Despite last week’s ebb and flow (i.e., Bernanke, Beppe, Berlusconi, the sequester, retail earnings) the S&P 500 succeeded in squeezing out a smallish weekly gain dominated by the snapping up of homebuilders and retailers, along with the typical “safety” groups as utilities and healthcare. The S&P 500 is now up nearly 6.5% for the year while the VIX has shed more than 14% in the process.
Reflecting on last week, it appears that familiar fog -- or market environment -- rolled in on Wednesday where the market reverted to the same old tired theme of thinning liquidity, markets chock full of gaps, chasing, and general headline reaction.
But the market continues to be exceptionally gracious in offering clues of this severe lack of investor passion, as most investors both big and small continue to feel profoundly reluctant, forcing a “buy-in” mentality. This level of market apathy tends to produce a binary atmosphere. There still appears to be more room remaining to this “wall of a worry” yet starkly contrasted with a complete “washout” at the first sign of trouble. It lends the assurance comparable to standing upon a late-March ice floe!
Different soil produces different plants. Our best thinking remains addicted to this five-year pattern of calamity/euphoria/calamity. This repetition was once again both justified and reinforced last week given the drama of the Italian elections, the Fed sounding “less dovish” (not necessarily more “hawkish”), the budget slicing sequester, and China’s PMI falling short of expectations.

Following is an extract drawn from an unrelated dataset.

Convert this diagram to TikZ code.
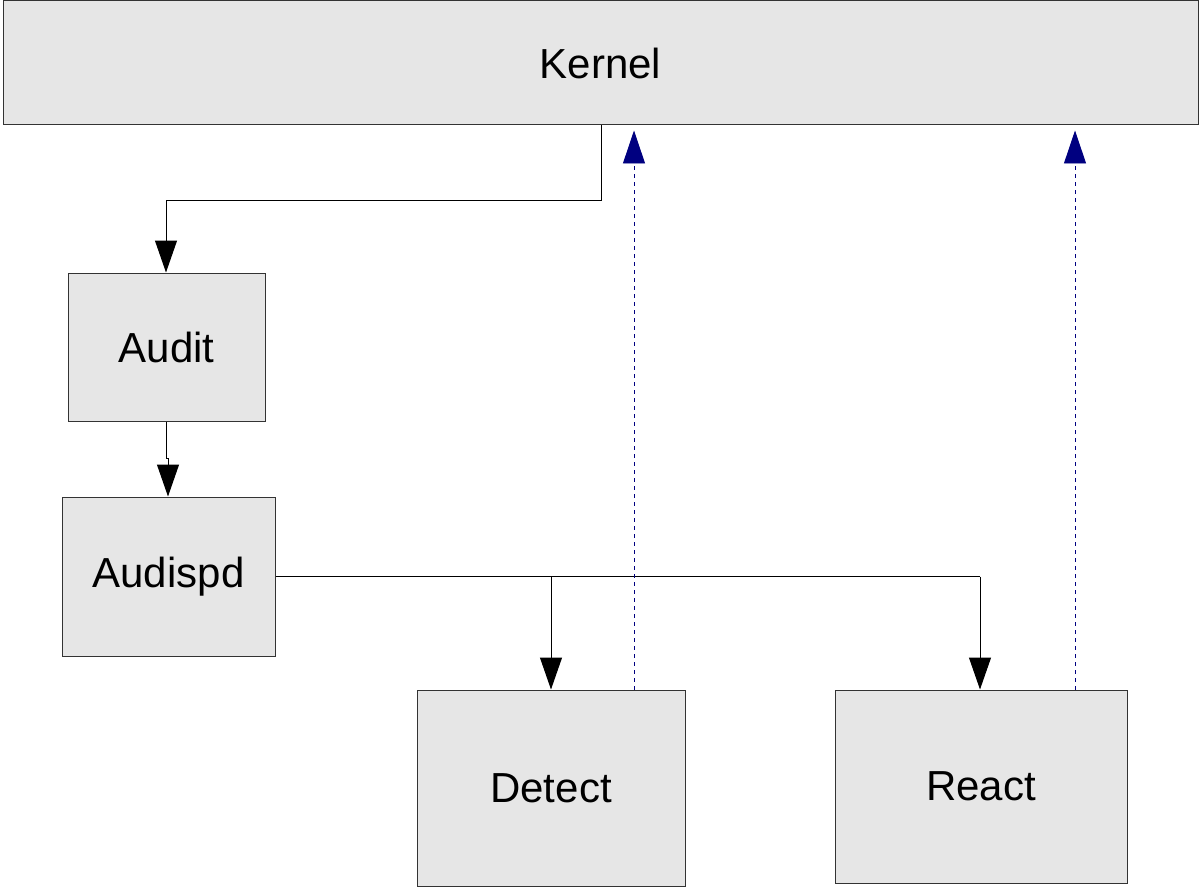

There's no doubt this pattern has produced an army of passive soldiers. However, the market, one of the most vibrant crowdsourcing measures available, continues to produce a different plant. We sow seeds of fuss and fret while the market's harvest is visibly different. We react to the dry parched landscape around us while the market embraces a deep and developing root system far beneath our ecology.
The market's conduct has been and most likely will continue to be predicated upon a cyclical expansion. In other words, it’s all about global growth and the market's momentum should continue to be directly entwined with the velocity of the global economy.
It’s not so much whether a singular growth estimate is sub-par, whether US real GDP obscures prior peaks, or even the various and sundry issues surrounding the severe output gap in our own US economy. Rather, it’s regarding the momentum of the market momentum that has and most likely will continue to dictate the market action. Last week’s global data were mixed and admittedly complicated to consume, however we seem to be moving down the right path and, until that presumption of stair-stepping growth breaks down, the narrative will remain the same.
The week beginning March 4th brings yet another tidal wave of information to process and digest. The headline splash events include: eurozone finance ministers meeting (3/4-3/5), ECB rate decision (3/7) and a slew of China economic data (3/8-3/9). Add into that eddy the swirls of: America’s ISM numbers (3/4-3/5), factory orders (3/6), initial jobless claims (3/7) and the employment report (3/8).
Will the market continue to appreciate and embrace the current or will it be dominated by a single rip-tide? This simple distinction of market perception could make a deep difference to you and your portfolio investment decisions.